While I'm always pretty active, living the Younger Next Year credo, the year I did both a walking tour (4 days walking 17-20 km/day) and a cycling tour (covering 100 km in 2 days) within a month motivated me to train more than ever.
Here was my schedule designed to increase my fitness level, including strength, cardio, and flexibility, to prepare for the walking and they cycling trips:
- Monday – 4 km intense walk in the morning. Stretch.
- Tuesday – gym workout with trainer in the morning. Longer, less intense walk in the evening. Stretch.
- Wednesday – morning cycle, about 20 km. Yoga.

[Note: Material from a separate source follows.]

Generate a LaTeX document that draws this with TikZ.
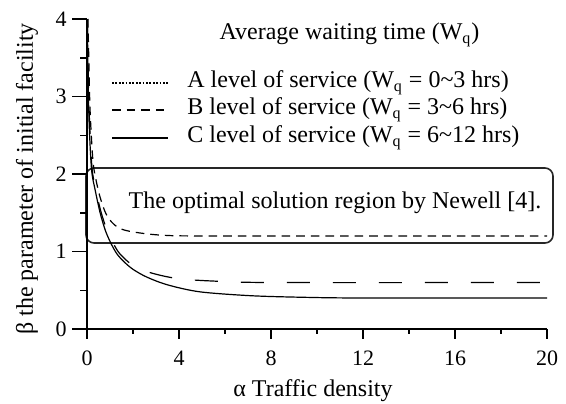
\documentclass[tikz,border=0pt]{standalone}
\usepackage{fontspec}
\setmainfont{Liberation Serif}
\begin{document}
\begin{tikzpicture}[x=0.5pt,y=-0.5pt,
  font=\fontsize{12}{14}\selectfont,
  axis/.style={line width=0.75pt},
  curve/.style={line width=0.6pt},
  shortdash/.style={dash pattern=on 4.3pt off 3pt},
  longdash/.style={dash pattern=on 11.5pt off 11.5pt},
  dotline/.style={dash pattern=on 0.9pt off 0.8pt},
  ticklab/.style={font=\fontsize{11}{13}\selectfont, inner sep=0pt},
  lab/.style={inner sep=0pt, anchor=west}]
\useasboundingbox (0,0) rectangle (566,403);

% region box
\node[draw=black!85, line width=0.8pt, rounded corners=4pt,
      minimum width=233.5pt, minimum height=37.5pt, inner sep=0pt]
      (region) at (319.5,205.5) {};
\node (boxtext) at (335,203) {The optimal solution region by Newell [4].};

% data scope
\begin{scope}[xshift=43.5pt, yshift=-164.5pt, x=11.5pt, y=38.75pt]
  \coordinate (O) at (0,0);
  \coordinate (Xend) at (20,0);
  \coordinate (Yend) at (0,4);
  \draw[axis] (Yend) -- (O) -- (Xend);
  \foreach \v in {0,1,2,3,4} {
    \draw[axis] (0,\v) -- ++(-7.5pt,0);
    \node[ticklab] (yl\v) at ([xshift=-13pt]0,\v) {\v};
  }
  \foreach \v in {0.5,1.5,2.5,3.5}
    \draw[axis] (0,\v) -- ++(-3.75pt,0);
  \foreach \u in {0,4,8,12,16,20} {
    \draw[axis] (\u,0) -- ++(0,-5pt);
    \node[ticklab] (xl\u) at ([yshift=-14.5pt]\u,0) {\u};
  }
  \foreach \u in {2,6,10,14,18}
    \draw[axis] (\u,0) -- ++(0,-2.5pt);

  % short-dashed curve (asymptote 1.2)
  \draw[curve, shortdash] plot[smooth, tension=0.5] coordinates {
    (0.04,4) (0.07,3.6) (0.13,2.85) (0.25,2.2) (0.36,1.97) (0.57,1.70)
    (0.87,1.46) (1.3,1.32) (1.87,1.26) (3.3,1.21) (6,1.2) (20,1.2)};
  % long-dashed curve (asymptote 0.6)
  \draw[curve, longdash] plot[smooth, tension=0.5] coordinates {
    (0.02,4) (0.06,3.2) (0.12,2.6) (0.22,2.07) (0.37,1.81) (0.6,1.52)
    (0.85,1.29) (1.1,1.13) (1.43,0.97) (2.09,0.80) (2.96,0.71) (3.97,0.65)
    (5.4,0.62) (8,0.6) (20,0.6)};
  % solid curve (asymptote 0.4)
  \draw[curve] plot[smooth, tension=0.5] coordinates {
    (0.015,4) (0.05,3.2) (0.1,2.6) (0.2,2.05) (0.35,1.8) (0.57,1.5)
    (0.8,1.27) (1.05,1.1) (1.3,0.97) (1.6,0.87) (2,0.77) (2.6,0.67)
    (3.5,0.57) (4.9,0.48) (7.1,0.43) (9.3,0.41) (12,0.4) (20,0.4)};
\end{scope}

% axis titles
\node[rotate=90] (ylab) at (27,179) {β the parameter of initial facility};
\node (xlab) at (313,391) {α Traffic density};

% legend
\node (legtitle) at (349.5,35) {Average waiting time (W\textsubscript{q})};
\coordinate (a1) at (112,83);  \coordinate (a2) at (168,83);
\coordinate (b1) at (112,110); \coordinate (b2) at (168,110);
\coordinate (c1) at (112,138); \coordinate (c2) at (168,138);
\draw[curve, dotline] (a1) -- (a2);
\draw[curve, shortdash] (b1) -- (b2);
\draw[curve] (c1) -- (c2);
\node[lab] (legA) at (187,83) {A level of service (W\textsubscript{q} = 0\textasciitilde 3 hrs)};
\node[lab] (legB) at (187,110) {B level of service (W\textsubscript{q} = 3\textasciitilde 6 hrs)};
\node[lab] (legC) at (187,138) {C level of service (W\textsubscript{q} = 6\textasciitilde 12 hrs)};
\end{tikzpicture}
\end{document}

- Thursday – 4 km intense walk. Stretch.
- Friday – gym workout with trainer. Stretch
- Saturday – 6 km leisurely walk. Stretch.
- Sunday – long bike ride. Last week I did 42 km. Yoga.
Naturally, I had to build up my endurance to reach the point of covering 50 km per day by bike and 18 km per day walking.
The training that you will want to do for your demanding trip will be quite different than above. What's important is that it reflects the type of trip you're taking. I did a lot of walking, cycling, and stretching. Because the terrain of both trips was pretty flat, I didn't include hills in my training. Your trip may be more intense and hill training may be important. Just as if your demanding trip is more about getting off the couch for short jaunts, you may have to do short walks and more stairs, possibly taking them two at a time given that bus steps tend to be higher than a typical staircase.
Confession: While the routine above was perfect for my goals, I have to confess that I have returned to a less intense exercise regime.
Apps and Resources for Travel Fitness
I have a TomTom Spark 3 but TomTom is no longer focusing on their watches so I'm recommending a FitBit. I know many people who have them and they're great. There are also dozens of fitness apps on the market for you to consider.
- Strava. Fitbit will connect with the Strava app which adds a social component to the mix. I follow my sister and a few other family members. We can see when we each do a workout and give kudos.
- FitnessPal. This app connects to your Fitbit watch to track your activity and includes calorie and nutrition tracking as well.
- The Virtual Pace Series – Choose your event, run/walk/bike/jog or treadmill at your pace. Log your results and receive your medal. Each registration receives a custom bib and medal.